Here is a (probably biased and naive) history of generating synthetic speech.
The idea that a machine could generate speech has been with us for some time but the realization of such machines has only really been practical in the last 50 years, only in the last 20 years have we actually seen what could be termed practical examples of text to speech systems.
First you must be aware of some distinctions here. The creation of synthetic speech covers a whole range of processes and although often all lumped under the general term text-to-speech much work has concentrated on how to generate the speech itself from known phones rather than the whole text convertion process.
Probably the first practical application of speech synthesis was in 1936 when the UK Telephone Company introduced a speaking clock. It used optical storage for the phrases, words and part-words which were appropriately concatenated to form complete sentences.
Also around that time Homer Dudley at Bell Labs, developed a mechanical device that through movement of pedals, and mechanical keys, like an organ, with a trained operator could generate almost recognizable speech. Called the Voder it was demonstrated at the 1939 World's fair in New York and San Francisco. A recording of this device exists, can be heard as part of a collection of historical synthesis examples that were distributed on a record as part of klatt87. See http://www.festvox.org/history/klatt.html.
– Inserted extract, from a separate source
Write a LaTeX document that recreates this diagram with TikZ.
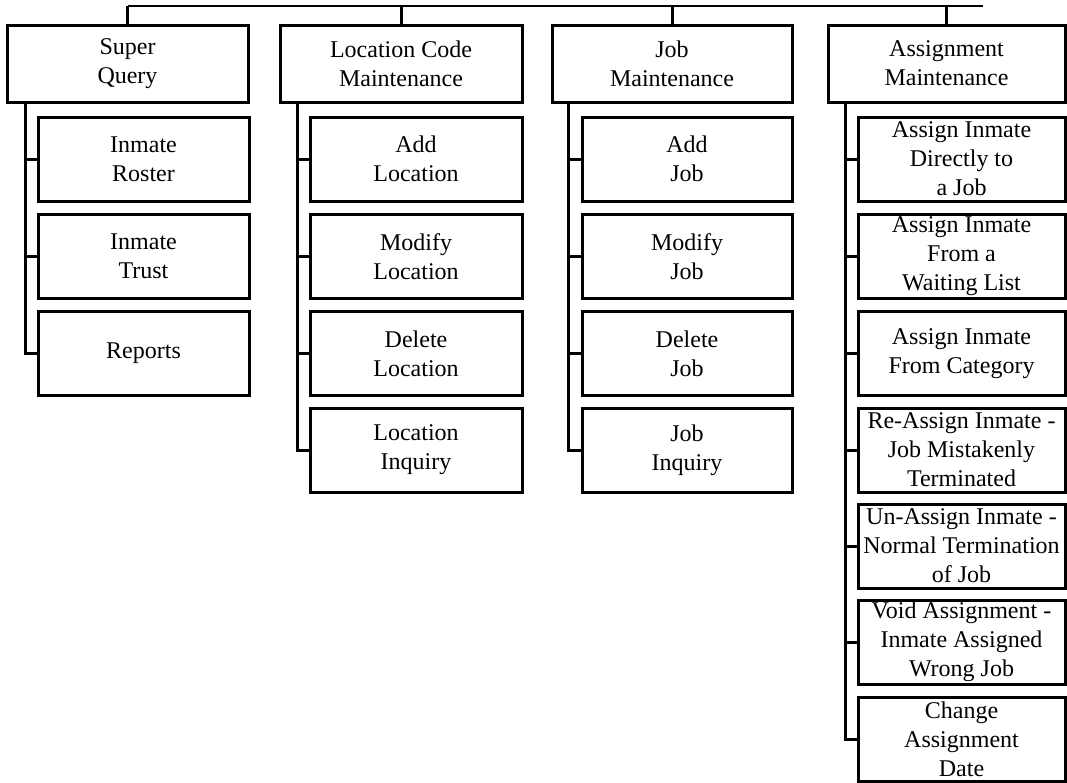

The realization that the speech signal could be decomposed as a source filter model was utilized to build analogue systems that could be used to mimic human speech. The vocoder, also developed by Homer Dudley is one such example. Much of the work in synthesis in the 40s and 50s was primarily concerned with constructing the signal itself rather than generating the phones from some higher form like text.
Further decomposition of the speech signal allowed the development of formant synthesis where collections of signals were composed to form recognization speech. Predicting the parameters that adequately represent the signal has always (and still is) difficult. Early versions of formant synthesis allowed these to be specified by hand but automatic prediction was the goal. Today formant synthesizer can produce high quality recognizable speech if the parameters are properly adjusted. But it is still difficult to get full natural sounding speech from them when the process is fully automatic.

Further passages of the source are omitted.